Determine the latitude
Create a function called predict_best_meteor_shower_viewing
that takes in a city as a parameter:
def predict_best_meteor_shower_viewing(city):
Here, we get into some tricky Python work. If you find it complicated, don't worry! This exercise is the first time you're working with this type of data science functionality. It takes time to get used to, so treat this work as practice.
def predict_best_meteor_shower_viewing(city):
# Get the latitude of the city from the cities DataFrame
latitude = cities.loc[cities['city'] == city, 'latitude'].iloc[0]
Let's break down this code.
cities['city'] == city
The cities['city'] == city
line of code creates a list of true and false values. True
will be on the row where the city is equal to the city that's passed in as a parameter.
Consider this example:
print(cities['city'] == 'Abu Dhabi')
This code gets the following output:
0 True
1 False
2 False
3 False
4 False
...
251 False
252 False
253 False
254 False
255 False
Name: city, Length: 256, dtype: bool
cities.loc[cities['city'] == city]
The cities.loc[cities['city'] == city]
line of code returns the rows where the preceding true or false value is True
. In this case, only one row is returned because our cities DataFrame has one row for each city.

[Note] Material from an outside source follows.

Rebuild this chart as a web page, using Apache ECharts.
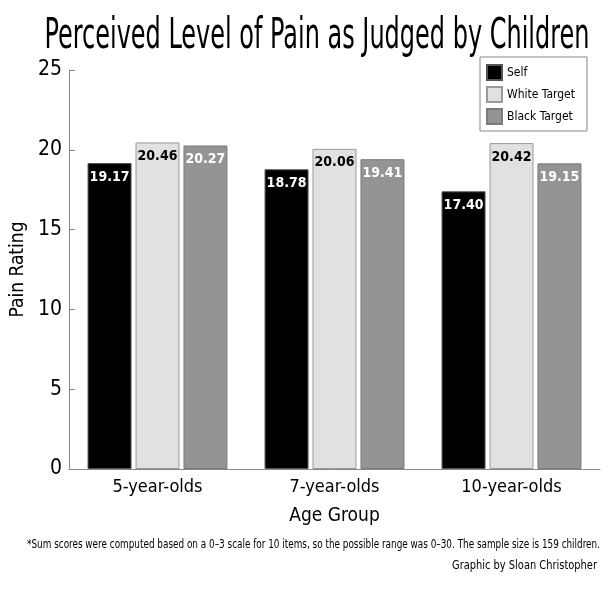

For example, you could write the following code:
print(cities.loc[cities['city'] == 'Abu Dhabi'])
Here's the output:
city | latitude | country/region | |
---|---|---|---|
0 | Abu Dhabi | 24.47 | United Arab Emirates |
cities.loc[cities['city'] == city, 'latitude']
The cities.loc[cities['city'] == city, 'latitude']
line of code returns only the latitude column. It doesn't return the entire row.
For example, you could print the following code:
print(cities.loc[cities['city'] == 'Abu Dhabi', 'latitude'])
Here's the output:
0 24.47
Name: latitude, dtype: float64
latitude = cities.loc[cities['city'] == city, 'latitude'].iloc[0]
Finally, the entire line of code returns the specific value of that column at row 0:
print(cities.loc[cities['city'] == 'Abu Dhabi', 'latitude'].iloc[0])
In this case, the returned value is 24.47:
24.47
Call the function
Now that you have a value, test your function to make sure it's working as you expect it to. Return the current value, and then call the function:
def predict_best_meteor_shower_viewing(city):
# Get the latitude of the city from the cities DataFrame
latitude = cities.loc[cities['city'] == city, 'latitude'].iloc[0]
return latitude
print(predict_best_meteor_shower_viewing('Abu Dhabi'))
24.47